To receive the maximum $500 payment of LISTO, your salary or wage needs to be between $35,000 and $37,000.
If you are earning under $35,000, you will receive a lower amount of LISTO.
For example, if your salary is $32,000, the SG contributions made by your employer into your super account will be $3,200 ($32,000 x 10.0% in 2021–22). Your super fund will pay tax of $480 ($3,200 x 15%) to the ATO when the contributions are paid into your account.
The ATO will then refund this $480 into your super account as a LISTO payment if you meet all the eligibility criteria.
How to calculate your LISTO
A LISTO payment is determined by calculating 15% of the concessional contributions you or your employer pay into your super account during the financial year. The maximum amount is capped at $500 for each financial year, with the minimum amount being $10. If you are eligible for less than $10, the ATO rounds the payment up to $10.

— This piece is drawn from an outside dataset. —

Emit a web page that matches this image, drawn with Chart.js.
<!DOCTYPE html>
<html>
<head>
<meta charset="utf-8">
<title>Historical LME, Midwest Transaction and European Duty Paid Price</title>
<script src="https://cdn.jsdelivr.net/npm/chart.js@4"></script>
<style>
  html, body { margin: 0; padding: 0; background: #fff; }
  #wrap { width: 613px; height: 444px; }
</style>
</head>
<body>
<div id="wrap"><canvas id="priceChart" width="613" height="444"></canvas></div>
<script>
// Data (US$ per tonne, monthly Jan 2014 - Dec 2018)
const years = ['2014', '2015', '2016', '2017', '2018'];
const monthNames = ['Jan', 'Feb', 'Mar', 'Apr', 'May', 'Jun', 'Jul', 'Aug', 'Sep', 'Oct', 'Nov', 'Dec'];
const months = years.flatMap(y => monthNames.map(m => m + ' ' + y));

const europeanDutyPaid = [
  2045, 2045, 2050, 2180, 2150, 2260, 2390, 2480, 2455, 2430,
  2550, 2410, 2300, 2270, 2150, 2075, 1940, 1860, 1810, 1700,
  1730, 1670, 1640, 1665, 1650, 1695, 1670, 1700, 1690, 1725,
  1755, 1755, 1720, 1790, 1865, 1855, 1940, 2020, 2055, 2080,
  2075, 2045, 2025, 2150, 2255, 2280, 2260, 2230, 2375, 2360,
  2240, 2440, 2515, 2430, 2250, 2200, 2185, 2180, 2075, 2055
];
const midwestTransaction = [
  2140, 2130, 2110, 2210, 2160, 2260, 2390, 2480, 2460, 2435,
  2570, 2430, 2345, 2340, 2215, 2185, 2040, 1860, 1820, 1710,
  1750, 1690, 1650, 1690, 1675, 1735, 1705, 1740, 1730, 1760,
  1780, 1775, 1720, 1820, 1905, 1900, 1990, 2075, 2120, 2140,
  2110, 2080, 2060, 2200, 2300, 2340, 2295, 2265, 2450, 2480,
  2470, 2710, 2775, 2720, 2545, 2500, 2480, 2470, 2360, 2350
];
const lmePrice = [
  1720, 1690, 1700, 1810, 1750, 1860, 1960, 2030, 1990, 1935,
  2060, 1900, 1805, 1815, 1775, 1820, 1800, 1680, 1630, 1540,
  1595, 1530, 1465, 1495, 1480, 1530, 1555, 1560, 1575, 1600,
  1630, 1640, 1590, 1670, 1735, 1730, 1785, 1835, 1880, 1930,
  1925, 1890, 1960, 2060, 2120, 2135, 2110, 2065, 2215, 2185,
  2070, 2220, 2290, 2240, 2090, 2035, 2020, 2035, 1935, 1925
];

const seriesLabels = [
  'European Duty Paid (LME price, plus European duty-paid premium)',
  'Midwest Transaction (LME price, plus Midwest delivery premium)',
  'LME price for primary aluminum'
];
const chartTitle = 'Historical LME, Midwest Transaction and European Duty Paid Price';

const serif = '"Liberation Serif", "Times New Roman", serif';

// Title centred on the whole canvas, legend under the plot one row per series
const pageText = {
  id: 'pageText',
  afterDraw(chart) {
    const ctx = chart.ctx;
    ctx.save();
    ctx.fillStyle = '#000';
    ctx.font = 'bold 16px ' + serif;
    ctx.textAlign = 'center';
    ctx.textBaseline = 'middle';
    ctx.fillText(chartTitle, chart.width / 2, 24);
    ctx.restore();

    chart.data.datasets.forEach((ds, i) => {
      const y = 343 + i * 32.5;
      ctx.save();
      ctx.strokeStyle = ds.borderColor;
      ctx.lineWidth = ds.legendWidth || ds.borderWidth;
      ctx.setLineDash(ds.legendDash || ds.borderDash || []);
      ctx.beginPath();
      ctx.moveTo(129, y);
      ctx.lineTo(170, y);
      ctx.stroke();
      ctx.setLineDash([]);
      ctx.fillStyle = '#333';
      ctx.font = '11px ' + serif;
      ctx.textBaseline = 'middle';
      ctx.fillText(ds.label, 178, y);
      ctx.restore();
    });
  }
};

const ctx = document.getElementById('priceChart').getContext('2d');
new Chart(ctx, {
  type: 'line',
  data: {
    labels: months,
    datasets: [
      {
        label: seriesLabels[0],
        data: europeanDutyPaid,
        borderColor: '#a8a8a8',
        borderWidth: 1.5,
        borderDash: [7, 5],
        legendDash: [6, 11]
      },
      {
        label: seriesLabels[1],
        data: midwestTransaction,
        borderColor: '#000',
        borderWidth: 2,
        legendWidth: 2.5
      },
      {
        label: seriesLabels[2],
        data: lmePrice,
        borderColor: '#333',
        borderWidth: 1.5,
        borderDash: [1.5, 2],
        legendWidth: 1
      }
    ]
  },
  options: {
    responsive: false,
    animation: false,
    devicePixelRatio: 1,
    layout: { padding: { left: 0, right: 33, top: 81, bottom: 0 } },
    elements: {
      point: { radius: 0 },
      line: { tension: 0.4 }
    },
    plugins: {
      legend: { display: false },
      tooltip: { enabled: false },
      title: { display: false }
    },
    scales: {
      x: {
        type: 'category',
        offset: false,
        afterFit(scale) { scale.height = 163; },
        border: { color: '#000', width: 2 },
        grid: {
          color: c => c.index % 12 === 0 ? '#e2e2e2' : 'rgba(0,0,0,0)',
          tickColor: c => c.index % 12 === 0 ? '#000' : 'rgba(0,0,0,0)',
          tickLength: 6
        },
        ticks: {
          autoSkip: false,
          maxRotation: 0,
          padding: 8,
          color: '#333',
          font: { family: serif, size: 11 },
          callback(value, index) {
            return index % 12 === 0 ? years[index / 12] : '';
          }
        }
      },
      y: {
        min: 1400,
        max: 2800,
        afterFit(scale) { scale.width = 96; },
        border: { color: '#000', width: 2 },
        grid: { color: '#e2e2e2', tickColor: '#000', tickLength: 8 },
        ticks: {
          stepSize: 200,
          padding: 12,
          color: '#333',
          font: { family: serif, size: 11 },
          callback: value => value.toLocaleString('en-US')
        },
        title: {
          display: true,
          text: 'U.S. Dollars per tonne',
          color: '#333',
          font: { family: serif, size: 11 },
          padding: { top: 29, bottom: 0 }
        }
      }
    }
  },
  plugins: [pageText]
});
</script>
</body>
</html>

To work out how much LISTO you may be eligible to receive, try the Low Income Superannuation Tax Offset (LISTO) calculator tool on the ATO’s website. It estimates your eligibility and entitlement to the tax offset based on information about your income and super contributions.
How do you receive LISTO?
The amount of LISTO you are eligible to receive is automatically calculated by the ATO and paid into your super account, so you don’t need to do any paperwork or apply to receive the payment.
The ATO checks the relevant information provided in your income tax return when you lodge your return after 30 June each year. It also receives information from your super fund about your super contributions.
Normally, the ATO makes the first round of LISTO payments several months after you lodge your tax return.